> Direction
Return all the data below as it stands, minus the pictures.

> Data provided
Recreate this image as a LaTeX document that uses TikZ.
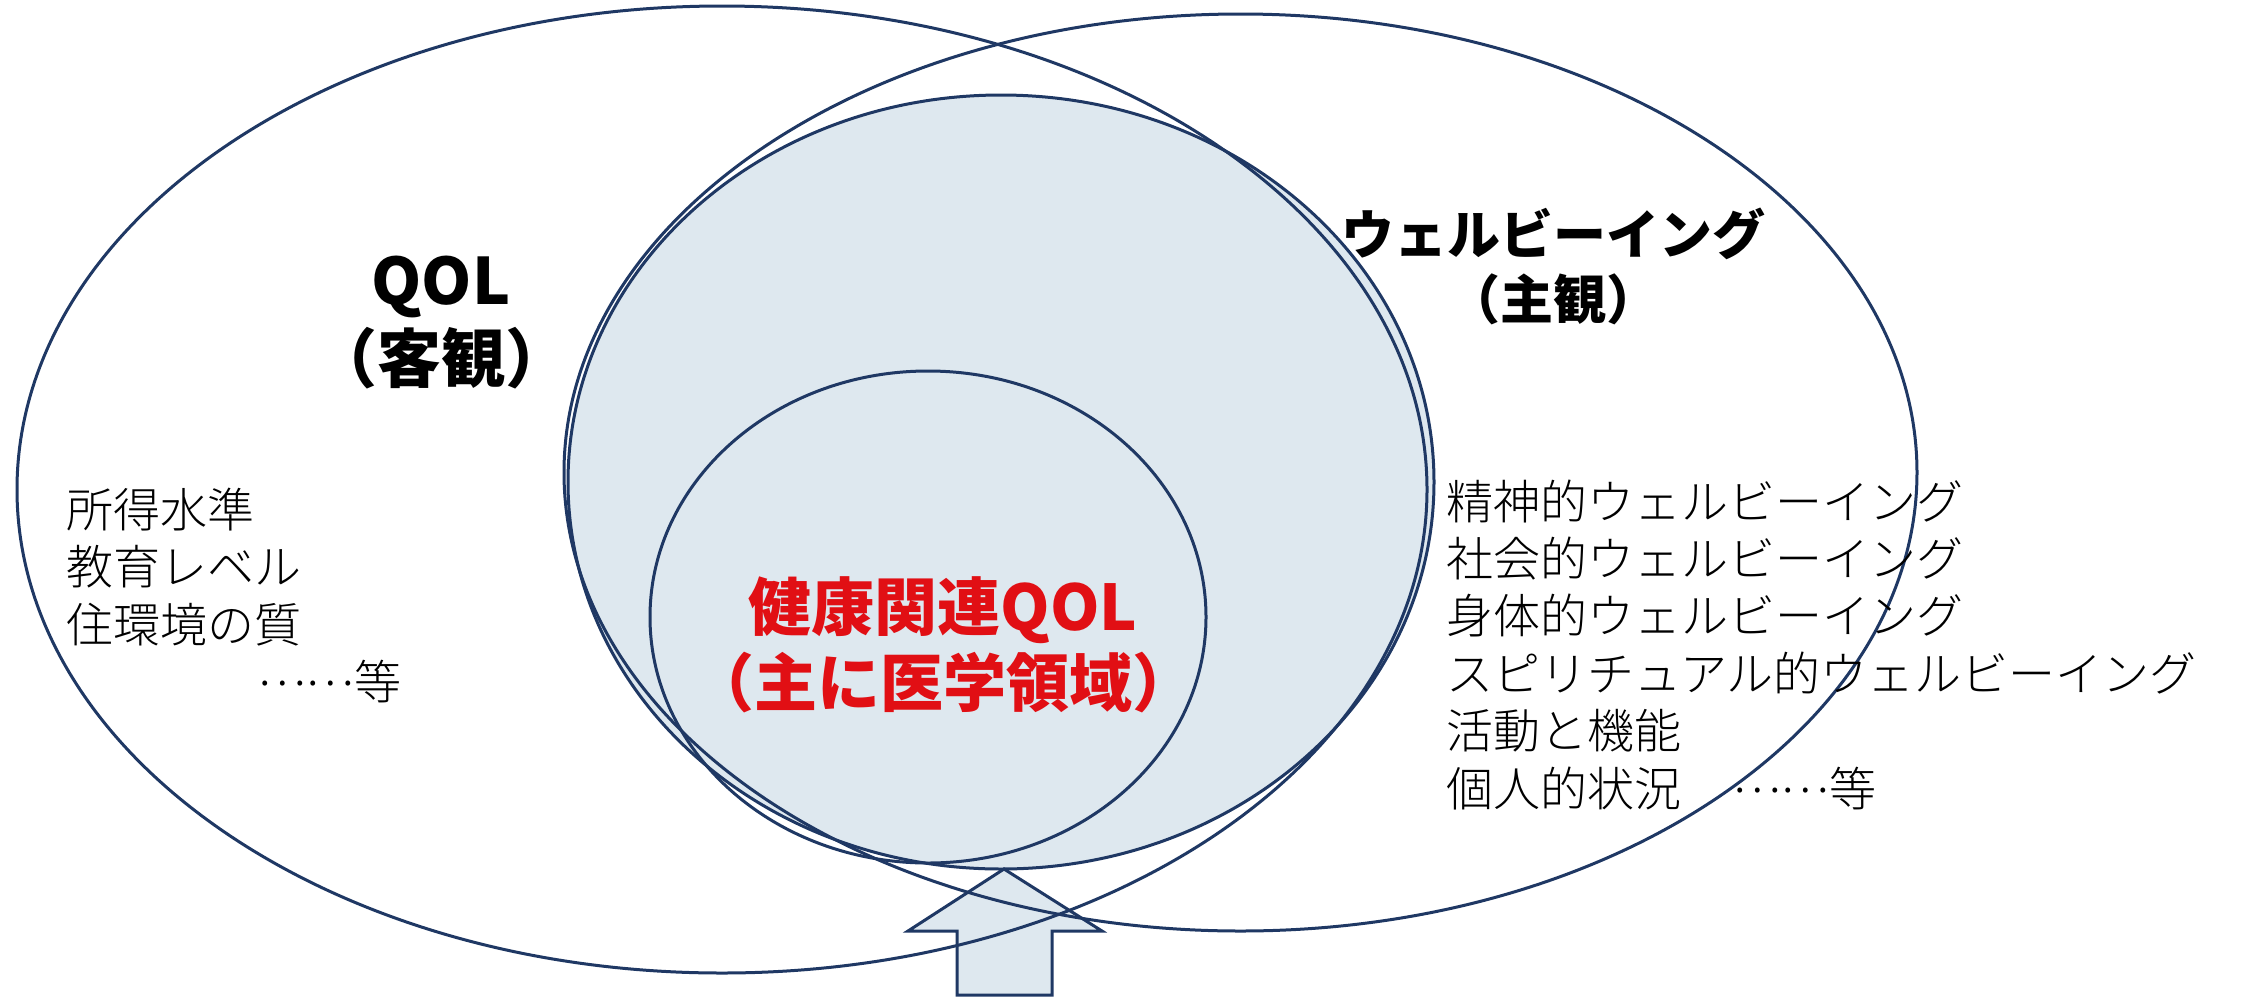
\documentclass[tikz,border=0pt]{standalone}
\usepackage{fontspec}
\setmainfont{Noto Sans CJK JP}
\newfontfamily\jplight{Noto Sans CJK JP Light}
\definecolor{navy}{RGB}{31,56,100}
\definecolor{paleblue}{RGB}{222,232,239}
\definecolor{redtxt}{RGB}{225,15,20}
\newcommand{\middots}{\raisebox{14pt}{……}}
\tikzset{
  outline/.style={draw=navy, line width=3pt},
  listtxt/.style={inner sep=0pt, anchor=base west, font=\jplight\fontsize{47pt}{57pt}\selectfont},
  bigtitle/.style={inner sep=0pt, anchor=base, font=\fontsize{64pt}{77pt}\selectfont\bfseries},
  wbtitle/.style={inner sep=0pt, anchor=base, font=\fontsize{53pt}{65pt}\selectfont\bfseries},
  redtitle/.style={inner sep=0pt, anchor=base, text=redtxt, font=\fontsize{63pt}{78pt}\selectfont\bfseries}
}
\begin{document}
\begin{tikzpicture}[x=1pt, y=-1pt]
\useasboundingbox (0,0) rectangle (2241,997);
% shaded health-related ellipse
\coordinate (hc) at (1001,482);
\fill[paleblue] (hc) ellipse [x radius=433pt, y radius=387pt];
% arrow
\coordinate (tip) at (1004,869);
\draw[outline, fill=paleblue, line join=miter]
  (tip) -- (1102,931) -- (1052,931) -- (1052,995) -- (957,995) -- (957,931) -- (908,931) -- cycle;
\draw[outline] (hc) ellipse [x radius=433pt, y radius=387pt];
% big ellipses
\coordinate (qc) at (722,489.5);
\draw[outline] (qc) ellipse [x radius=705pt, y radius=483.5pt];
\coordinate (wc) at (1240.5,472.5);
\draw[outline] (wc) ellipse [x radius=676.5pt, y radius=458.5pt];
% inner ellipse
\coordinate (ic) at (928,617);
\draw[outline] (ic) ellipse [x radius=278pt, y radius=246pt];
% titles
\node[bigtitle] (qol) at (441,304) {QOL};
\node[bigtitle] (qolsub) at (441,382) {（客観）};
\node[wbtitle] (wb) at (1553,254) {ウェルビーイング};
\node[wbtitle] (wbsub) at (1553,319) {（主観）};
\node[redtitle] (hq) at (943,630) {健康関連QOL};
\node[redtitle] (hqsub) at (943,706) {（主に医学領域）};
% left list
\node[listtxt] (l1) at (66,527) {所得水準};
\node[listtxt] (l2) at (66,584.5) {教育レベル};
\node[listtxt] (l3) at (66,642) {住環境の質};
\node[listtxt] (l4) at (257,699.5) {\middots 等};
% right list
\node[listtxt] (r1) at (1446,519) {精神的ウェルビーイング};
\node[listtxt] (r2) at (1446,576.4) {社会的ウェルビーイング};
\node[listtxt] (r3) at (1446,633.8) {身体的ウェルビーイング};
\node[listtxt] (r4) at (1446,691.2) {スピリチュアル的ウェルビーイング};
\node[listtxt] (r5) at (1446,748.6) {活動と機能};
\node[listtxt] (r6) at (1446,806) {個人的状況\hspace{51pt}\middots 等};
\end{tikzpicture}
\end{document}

> Response for this exercise
Recreate this image as a LaTeX document that uses TikZ.
\documentclass[tikz,border=0pt]{standalone}
\usepackage{fontspec}
\setmainfont{Noto Sans CJK JP}
\newfontfamily\jplight{Noto Sans CJK JP Light}
\definecolor{navy}{RGB}{31,56,100}
\definecolor{paleblue}{RGB}{222,232,239}
\definecolor{redtxt}{RGB}{225,15,20}
\newcommand{\middots}{\raisebox{14pt}{……}}
\tikzset{
  outline/.style={draw=navy, line width=3pt},
  listtxt/.style={inner sep=0pt, anchor=base west, font=\jplight\fontsize{47pt}{57pt}\selectfont},
  bigtitle/.style={inner sep=0pt, anchor=base, font=\fontsize{64pt}{77pt}\selectfont\bfseries},
  wbtitle/.style={inner sep=0pt, anchor=base, font=\fontsize{53pt}{65pt}\selectfont\bfseries},
  redtitle/.style={inner sep=0pt, anchor=base, text=redtxt, font=\fontsize{63pt}{78pt}\selectfont\bfseries}
}
\begin{document}
\begin{tikzpicture}[x=1pt, y=-1pt]
\useasboundingbox (0,0) rectangle (2241,997);
% shaded health-related ellipse
\coordinate (hc) at (1001,482);
\fill[paleblue] (hc) ellipse [x radius=433pt, y radius=387pt];
% arrow
\coordinate (tip) at (1004,869);
\draw[outline, fill=paleblue, line join=miter]
  (tip) -- (1102,931) -- (1052,931) -- (1052,995) -- (957,995) -- (957,931) -- (908,931) -- cycle;
\draw[outline] (hc) ellipse [x radius=433pt, y radius=387pt];
% big ellipses
\coordinate (qc) at (722,489.5);
\draw[outline] (qc) ellipse [x radius=705pt, y radius=483.5pt];
\coordinate (wc) at (1240.5,472.5);
\draw[outline] (wc) ellipse [x radius=676.5pt, y radius=458.5pt];
% inner ellipse
\coordinate (ic) at (928,617);
\draw[outline] (ic) ellipse [x radius=278pt, y radius=246pt];
% titles
\node[bigtitle] (qol) at (441,304) {QOL};
\node[bigtitle] (qolsub) at (441,382) {（客観）};
\node[wbtitle] (wb) at (1553,254) {ウェルビーイング};
\node[wbtitle] (wbsub) at (1553,319) {（主観）};
\node[redtitle] (hq) at (943,630) {健康関連QOL};
\node[redtitle] (hqsub) at (943,706) {（主に医学領域）};
% left list
\node[listtxt] (l1) at (66,527) {所得水準};
\node[listtxt] (l2) at (66,584.5) {教育レベル};
\node[listtxt] (l3) at (66,642) {住環境の質};
\node[listtxt] (l4) at (257,699.5) {\middots 等};
% right list
\node[listtxt] (r1) at (1446,519) {精神的ウェルビーイング};
\node[listtxt] (r2) at (1446,576.4) {社会的ウェルビーイング};
\node[listtxt] (r3) at (1446,633.8) {身体的ウェルビーイング};
\node[listtxt] (r4) at (1446,691.2) {スピリチュアル的ウェルビーイング};
\node[listtxt] (r5) at (1446,748.6) {活動と機能};
\node[listtxt] (r6) at (1446,806) {個人的状況\hspace{51pt}\middots 等};
\end{tikzpicture}
\end{document}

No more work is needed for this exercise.